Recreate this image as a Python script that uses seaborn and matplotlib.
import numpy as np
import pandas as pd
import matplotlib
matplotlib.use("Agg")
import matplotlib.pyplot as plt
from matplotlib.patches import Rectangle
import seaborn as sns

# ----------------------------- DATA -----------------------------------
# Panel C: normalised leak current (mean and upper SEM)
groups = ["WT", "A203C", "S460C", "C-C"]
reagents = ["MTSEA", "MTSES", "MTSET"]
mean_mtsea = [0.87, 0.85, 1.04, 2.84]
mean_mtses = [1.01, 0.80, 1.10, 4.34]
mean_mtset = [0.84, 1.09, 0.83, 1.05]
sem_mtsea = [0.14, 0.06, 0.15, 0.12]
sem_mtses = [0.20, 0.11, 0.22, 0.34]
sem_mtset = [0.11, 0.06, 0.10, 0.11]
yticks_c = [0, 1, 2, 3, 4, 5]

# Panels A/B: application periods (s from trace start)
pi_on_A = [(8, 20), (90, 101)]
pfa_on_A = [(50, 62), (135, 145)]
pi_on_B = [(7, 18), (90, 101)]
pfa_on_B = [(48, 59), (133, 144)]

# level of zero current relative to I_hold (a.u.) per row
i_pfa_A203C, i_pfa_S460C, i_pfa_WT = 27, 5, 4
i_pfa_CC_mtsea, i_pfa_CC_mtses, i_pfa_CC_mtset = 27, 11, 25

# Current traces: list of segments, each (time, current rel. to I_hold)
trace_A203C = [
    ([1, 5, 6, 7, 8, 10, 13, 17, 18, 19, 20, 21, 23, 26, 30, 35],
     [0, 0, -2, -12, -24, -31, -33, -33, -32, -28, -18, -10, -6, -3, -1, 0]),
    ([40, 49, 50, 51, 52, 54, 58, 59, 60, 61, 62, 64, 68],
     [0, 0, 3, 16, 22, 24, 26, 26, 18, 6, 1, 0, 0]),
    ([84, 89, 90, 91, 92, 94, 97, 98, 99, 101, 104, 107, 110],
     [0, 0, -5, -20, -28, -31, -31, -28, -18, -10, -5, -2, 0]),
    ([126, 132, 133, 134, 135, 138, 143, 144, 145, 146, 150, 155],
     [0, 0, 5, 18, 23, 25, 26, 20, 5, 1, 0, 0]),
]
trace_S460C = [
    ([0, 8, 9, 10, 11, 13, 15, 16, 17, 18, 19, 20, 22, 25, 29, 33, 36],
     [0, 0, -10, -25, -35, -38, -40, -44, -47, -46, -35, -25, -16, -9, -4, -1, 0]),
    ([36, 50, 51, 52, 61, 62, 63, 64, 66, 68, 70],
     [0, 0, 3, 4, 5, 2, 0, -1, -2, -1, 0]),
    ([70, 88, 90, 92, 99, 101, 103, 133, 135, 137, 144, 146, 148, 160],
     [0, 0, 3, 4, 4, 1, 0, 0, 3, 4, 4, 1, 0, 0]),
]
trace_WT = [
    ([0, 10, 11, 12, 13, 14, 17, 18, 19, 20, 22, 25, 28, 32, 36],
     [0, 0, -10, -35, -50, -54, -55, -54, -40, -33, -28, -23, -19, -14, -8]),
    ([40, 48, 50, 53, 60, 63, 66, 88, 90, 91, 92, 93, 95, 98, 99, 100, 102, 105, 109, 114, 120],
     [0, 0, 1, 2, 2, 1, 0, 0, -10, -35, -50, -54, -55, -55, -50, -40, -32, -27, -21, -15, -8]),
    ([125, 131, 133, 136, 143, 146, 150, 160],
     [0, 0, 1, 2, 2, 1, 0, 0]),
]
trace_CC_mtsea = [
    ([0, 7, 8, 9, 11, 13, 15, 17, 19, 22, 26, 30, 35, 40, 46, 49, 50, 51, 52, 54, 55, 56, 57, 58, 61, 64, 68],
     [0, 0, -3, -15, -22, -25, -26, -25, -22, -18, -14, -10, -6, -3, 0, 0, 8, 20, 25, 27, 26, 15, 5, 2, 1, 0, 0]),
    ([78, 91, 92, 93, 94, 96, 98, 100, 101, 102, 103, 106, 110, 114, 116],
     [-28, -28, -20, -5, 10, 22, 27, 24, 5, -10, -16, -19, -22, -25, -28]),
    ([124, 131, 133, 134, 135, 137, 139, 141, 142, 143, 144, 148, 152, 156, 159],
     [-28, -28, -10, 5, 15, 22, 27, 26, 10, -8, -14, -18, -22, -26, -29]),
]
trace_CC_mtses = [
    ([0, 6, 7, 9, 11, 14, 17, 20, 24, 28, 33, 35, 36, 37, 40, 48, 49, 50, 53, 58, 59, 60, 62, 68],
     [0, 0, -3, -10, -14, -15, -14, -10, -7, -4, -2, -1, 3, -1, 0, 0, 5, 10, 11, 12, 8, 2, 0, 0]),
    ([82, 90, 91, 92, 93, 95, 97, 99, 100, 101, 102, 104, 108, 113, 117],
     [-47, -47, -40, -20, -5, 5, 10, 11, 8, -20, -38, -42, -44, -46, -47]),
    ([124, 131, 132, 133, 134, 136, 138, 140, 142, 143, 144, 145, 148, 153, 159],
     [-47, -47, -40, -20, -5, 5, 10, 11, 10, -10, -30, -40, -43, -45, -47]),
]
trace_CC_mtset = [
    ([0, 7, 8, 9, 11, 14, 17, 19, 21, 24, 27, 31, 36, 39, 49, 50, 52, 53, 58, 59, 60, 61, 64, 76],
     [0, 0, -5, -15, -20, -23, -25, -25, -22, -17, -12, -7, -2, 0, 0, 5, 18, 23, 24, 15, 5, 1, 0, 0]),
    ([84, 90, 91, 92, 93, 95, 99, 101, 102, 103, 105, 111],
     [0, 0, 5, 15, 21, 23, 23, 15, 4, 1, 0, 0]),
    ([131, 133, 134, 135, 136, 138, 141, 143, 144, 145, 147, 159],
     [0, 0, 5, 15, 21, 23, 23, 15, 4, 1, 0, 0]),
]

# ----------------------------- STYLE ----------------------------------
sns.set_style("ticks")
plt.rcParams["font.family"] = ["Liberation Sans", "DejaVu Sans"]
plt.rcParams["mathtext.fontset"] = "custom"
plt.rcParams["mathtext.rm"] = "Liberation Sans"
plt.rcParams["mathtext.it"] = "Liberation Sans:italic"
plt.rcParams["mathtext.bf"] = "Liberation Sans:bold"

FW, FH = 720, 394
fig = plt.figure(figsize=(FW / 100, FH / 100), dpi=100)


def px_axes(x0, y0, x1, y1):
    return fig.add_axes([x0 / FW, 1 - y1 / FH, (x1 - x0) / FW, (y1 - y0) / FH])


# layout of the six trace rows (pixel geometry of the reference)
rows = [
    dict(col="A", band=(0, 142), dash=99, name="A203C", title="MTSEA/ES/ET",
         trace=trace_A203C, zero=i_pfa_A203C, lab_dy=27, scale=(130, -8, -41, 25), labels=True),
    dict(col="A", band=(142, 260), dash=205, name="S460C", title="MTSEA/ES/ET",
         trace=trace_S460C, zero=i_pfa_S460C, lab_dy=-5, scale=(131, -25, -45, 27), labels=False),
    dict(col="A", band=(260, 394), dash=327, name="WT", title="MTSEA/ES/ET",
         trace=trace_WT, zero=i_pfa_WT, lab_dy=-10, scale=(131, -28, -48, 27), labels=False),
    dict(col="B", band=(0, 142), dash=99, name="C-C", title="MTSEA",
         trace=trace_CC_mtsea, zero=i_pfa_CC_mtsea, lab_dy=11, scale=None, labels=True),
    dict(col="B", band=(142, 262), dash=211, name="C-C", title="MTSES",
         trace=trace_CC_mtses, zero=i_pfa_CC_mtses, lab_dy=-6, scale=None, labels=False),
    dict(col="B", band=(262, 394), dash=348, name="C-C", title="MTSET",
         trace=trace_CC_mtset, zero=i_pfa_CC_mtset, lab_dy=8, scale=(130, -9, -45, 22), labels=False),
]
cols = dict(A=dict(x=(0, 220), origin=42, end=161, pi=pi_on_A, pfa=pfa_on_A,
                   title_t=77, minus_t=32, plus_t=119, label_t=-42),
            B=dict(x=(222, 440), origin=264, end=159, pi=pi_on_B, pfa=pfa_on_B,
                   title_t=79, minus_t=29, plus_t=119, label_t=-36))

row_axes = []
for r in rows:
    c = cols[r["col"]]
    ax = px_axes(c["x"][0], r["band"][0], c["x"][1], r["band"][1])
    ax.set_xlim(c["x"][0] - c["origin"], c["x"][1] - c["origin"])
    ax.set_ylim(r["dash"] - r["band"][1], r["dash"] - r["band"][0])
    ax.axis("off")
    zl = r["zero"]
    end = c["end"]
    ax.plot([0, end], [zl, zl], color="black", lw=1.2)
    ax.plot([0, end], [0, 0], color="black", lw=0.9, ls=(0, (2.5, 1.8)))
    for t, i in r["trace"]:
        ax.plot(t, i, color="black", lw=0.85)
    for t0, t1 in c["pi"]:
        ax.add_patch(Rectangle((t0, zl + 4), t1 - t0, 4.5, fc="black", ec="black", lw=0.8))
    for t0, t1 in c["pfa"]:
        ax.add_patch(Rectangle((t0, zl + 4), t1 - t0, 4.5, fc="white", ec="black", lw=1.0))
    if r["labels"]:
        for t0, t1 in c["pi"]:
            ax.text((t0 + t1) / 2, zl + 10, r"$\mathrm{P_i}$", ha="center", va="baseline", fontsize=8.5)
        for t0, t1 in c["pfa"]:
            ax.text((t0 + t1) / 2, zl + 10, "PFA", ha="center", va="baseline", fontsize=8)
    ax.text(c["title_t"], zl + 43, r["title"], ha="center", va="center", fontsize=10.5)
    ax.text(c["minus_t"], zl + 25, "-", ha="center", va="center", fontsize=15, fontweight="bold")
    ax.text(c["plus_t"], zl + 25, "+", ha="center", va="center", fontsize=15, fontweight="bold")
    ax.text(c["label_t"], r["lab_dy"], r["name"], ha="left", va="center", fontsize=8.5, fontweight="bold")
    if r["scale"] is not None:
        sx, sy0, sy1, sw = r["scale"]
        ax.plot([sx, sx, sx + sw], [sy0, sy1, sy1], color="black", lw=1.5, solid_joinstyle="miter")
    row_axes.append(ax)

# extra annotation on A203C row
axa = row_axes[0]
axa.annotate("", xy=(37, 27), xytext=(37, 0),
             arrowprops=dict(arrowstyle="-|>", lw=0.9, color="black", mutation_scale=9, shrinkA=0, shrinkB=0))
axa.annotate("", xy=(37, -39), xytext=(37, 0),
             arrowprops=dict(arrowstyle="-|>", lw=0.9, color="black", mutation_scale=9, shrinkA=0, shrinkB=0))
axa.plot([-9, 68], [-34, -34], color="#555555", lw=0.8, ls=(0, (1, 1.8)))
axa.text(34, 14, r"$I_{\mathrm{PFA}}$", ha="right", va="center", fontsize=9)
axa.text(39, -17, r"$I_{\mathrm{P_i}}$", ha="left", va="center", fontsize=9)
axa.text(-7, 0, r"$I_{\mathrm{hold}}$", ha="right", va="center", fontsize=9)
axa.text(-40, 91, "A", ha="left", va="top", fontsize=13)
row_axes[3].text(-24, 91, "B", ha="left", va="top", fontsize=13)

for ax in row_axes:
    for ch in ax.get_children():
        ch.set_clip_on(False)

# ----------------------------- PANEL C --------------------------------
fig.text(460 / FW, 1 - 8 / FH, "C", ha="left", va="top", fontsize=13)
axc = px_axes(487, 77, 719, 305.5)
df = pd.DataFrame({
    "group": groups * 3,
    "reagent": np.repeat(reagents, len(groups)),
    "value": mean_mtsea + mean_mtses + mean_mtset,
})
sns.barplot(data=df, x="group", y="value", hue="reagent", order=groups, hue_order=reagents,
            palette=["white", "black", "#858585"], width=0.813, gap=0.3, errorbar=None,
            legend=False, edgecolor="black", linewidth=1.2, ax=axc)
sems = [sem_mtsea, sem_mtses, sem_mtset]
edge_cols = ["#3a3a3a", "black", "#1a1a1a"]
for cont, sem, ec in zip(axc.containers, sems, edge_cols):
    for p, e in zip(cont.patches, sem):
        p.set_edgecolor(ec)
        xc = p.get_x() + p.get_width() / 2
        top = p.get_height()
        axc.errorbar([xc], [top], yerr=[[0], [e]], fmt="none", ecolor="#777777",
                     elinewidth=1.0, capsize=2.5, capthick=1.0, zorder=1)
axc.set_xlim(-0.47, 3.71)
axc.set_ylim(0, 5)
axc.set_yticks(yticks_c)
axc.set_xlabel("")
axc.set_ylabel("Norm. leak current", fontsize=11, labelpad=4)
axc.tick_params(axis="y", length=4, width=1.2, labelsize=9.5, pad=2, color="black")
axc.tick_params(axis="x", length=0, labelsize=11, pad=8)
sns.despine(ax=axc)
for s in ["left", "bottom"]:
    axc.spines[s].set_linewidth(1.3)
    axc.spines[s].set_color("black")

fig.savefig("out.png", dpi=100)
...
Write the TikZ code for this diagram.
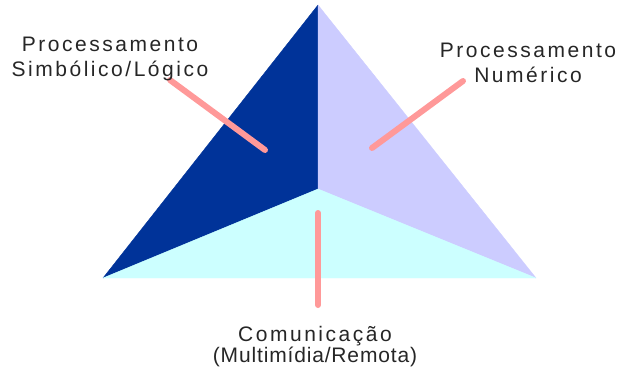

**What you need to do**
Starting at the line that contains "Recreate this image" and ending at the line that contains "import seaborn as sns", repeat each line exactly, both ends included, and nothing else.

**Solution to this task**
Recreate this image as a Python script that uses seaborn and matplotlib.
import numpy as np
import pandas as pd
import matplotlib
matplotlib.use("Agg")
import matplotlib.pyplot as plt
from matplotlib.patches import Rectangle
import seaborn as sns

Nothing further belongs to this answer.